If someone felt like being tidy, they could simply eliminate Greece’s notional Target2 deficit by proportionately reducing the Target2 surpluses of its Eurozone trade partners. In fact as the balancing reserves in Greek banks would already have been redenominated into drachma, this would technically be the correct thing to do. The Hellenic Central Bank leaving the Eurosystem and redenominating Greek bank reserves into drachma would reduce the aggregate quantity of Euro-denominated reserves in the Eurosystem. Bringing Target2 into line with this would preserve the consistency of Target2 balances with Eurosystem reserves. But it isn’t strictly necessary.
Nor is Greek redenomination potentially inflationary for the rest of the Eurozone, as some have suggested. Rather the reverse, actually. Capital flight can be inflationary for “safe haven” countries. If Greece left the Eurozone, capital flight would stop due to capital controls. This would be deflationary for the rest of the Eurozone, not inflationary.
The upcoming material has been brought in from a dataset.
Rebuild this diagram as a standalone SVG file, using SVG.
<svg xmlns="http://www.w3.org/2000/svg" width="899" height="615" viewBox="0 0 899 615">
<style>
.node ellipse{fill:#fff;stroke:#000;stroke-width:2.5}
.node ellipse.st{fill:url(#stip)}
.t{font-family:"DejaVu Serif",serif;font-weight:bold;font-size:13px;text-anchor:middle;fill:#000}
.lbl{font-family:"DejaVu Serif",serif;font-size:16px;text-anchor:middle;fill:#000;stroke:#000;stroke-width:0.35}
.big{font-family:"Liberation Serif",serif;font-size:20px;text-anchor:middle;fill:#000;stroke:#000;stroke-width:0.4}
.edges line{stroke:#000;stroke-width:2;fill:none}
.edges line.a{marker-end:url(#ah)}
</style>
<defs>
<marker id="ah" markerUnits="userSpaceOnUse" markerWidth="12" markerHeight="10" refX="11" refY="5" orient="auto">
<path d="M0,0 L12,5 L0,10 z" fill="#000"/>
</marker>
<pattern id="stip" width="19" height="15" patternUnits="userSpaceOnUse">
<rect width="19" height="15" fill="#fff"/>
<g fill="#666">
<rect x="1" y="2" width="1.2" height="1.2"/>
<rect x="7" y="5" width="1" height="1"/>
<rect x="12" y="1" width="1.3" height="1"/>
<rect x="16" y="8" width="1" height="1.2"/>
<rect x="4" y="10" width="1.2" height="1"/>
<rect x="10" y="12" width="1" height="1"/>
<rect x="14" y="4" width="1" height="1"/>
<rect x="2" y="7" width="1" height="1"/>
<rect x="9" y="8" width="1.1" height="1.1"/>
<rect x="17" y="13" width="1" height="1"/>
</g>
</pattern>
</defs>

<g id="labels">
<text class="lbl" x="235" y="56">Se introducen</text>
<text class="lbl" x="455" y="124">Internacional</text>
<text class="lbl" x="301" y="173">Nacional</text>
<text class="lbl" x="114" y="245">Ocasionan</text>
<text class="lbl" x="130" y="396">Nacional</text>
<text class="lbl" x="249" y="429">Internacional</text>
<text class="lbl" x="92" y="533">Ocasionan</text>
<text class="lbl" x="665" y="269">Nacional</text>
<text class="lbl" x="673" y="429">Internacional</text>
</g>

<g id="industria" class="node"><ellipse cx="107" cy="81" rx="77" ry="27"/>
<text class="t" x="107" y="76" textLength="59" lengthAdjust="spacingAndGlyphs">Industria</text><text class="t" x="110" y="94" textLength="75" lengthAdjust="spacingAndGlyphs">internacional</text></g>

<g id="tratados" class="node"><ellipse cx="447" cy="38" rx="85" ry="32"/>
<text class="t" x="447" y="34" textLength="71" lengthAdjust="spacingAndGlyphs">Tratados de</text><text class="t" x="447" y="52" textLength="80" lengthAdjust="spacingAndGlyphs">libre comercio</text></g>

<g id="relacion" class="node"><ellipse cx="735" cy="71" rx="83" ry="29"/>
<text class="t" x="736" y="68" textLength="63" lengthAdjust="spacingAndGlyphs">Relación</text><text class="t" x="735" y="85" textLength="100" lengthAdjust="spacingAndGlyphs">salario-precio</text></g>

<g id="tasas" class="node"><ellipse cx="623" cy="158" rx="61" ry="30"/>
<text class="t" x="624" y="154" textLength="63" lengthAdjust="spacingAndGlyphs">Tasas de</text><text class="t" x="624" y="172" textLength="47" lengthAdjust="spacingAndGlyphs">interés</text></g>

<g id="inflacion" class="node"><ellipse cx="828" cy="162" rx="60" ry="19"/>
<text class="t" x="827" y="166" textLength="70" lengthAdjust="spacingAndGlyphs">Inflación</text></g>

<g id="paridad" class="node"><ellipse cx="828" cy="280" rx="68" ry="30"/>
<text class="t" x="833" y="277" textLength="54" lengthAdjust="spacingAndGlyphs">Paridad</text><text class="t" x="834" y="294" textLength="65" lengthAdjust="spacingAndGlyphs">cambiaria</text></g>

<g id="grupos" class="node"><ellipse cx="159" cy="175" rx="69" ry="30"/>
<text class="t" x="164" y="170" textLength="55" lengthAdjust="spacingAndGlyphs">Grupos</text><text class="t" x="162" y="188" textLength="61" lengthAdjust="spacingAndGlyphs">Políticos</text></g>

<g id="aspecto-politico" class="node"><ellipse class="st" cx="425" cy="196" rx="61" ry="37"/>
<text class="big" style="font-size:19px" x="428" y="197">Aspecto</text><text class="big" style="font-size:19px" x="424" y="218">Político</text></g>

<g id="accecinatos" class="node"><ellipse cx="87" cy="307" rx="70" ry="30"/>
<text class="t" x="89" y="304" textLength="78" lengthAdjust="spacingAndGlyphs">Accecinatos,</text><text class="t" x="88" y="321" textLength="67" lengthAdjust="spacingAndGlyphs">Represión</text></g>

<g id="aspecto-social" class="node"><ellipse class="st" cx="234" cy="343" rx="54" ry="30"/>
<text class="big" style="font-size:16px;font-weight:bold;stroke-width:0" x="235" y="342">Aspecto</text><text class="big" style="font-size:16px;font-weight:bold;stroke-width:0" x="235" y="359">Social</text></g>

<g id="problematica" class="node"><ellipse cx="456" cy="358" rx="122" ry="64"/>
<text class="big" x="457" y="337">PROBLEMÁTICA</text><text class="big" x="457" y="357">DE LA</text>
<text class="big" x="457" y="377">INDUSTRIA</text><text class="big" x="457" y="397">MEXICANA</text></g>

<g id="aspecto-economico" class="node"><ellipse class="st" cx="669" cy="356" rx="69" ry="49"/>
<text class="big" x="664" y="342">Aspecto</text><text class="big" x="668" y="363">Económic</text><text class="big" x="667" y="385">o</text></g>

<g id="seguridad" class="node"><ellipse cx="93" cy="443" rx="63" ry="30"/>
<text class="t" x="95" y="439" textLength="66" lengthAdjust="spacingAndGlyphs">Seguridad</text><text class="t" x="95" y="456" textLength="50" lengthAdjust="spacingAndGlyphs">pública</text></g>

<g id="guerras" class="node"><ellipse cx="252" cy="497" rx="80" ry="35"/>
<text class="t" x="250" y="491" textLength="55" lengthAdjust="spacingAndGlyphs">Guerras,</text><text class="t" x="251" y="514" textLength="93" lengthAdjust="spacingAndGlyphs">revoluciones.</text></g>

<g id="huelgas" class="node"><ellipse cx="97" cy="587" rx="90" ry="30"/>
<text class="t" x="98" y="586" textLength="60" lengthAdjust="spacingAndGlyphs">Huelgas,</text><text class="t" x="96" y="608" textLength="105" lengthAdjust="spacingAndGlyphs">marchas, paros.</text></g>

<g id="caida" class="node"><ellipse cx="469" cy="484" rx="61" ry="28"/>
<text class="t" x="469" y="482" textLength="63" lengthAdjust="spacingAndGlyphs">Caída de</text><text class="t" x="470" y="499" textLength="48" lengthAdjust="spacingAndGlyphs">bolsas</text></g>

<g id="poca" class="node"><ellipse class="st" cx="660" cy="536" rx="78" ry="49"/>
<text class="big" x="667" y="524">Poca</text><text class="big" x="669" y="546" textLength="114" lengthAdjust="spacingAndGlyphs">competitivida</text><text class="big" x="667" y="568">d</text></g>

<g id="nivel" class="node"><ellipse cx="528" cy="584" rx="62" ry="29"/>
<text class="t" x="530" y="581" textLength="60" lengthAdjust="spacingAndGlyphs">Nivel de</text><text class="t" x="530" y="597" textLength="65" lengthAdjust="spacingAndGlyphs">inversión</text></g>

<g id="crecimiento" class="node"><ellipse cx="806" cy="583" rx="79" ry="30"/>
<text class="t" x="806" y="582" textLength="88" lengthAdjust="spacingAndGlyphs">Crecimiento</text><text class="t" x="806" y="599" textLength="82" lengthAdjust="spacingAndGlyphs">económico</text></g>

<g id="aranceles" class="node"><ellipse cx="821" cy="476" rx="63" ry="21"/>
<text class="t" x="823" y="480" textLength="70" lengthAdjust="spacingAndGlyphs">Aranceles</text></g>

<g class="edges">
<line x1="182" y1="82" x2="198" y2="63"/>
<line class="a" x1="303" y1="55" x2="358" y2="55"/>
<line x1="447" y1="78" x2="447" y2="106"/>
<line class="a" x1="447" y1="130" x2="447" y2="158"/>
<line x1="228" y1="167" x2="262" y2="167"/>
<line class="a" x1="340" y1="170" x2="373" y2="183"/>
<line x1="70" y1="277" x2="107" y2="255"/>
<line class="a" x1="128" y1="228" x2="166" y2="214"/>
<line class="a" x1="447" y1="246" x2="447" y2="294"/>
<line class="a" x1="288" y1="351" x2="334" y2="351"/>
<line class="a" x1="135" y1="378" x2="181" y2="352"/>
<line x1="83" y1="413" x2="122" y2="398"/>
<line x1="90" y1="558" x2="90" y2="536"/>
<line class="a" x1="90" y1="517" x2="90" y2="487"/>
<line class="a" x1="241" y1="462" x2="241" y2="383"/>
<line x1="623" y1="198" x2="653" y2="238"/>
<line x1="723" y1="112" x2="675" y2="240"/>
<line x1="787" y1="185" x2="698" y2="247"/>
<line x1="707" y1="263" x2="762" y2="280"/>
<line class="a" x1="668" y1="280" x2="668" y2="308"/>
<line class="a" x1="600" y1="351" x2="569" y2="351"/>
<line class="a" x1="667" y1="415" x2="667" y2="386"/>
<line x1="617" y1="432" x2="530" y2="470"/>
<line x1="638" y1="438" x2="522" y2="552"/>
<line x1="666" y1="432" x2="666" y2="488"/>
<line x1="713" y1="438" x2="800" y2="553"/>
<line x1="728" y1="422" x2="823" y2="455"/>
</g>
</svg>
Once the dust had settled, of course, Greece would want to lift capital controls and start trading with the Eurozone again. Most trade would probably be in Euros and settled via Target2. But that is true for any non-Eurozone country trading in Euros with the Eurozone. The Euro would be a foreign currency for Greece. It would have to earn euros through trade. And because of this, it would need to run a substantial trade surplus, helped by inevitable devaluation of the drachma. So if it were not “tidied up”, Greece’s Target2 deficit would shrink over time.
To sum up, Professor Sinn’s piece is wrong from beginning to end. Sadly, because there is so little general understanding of what is a pretty technical subject, and he is one of the few people paying attention to Target2, he is widely believed. Even Wolfgang Munchau, who should know better, was convinced. I despair, I really do.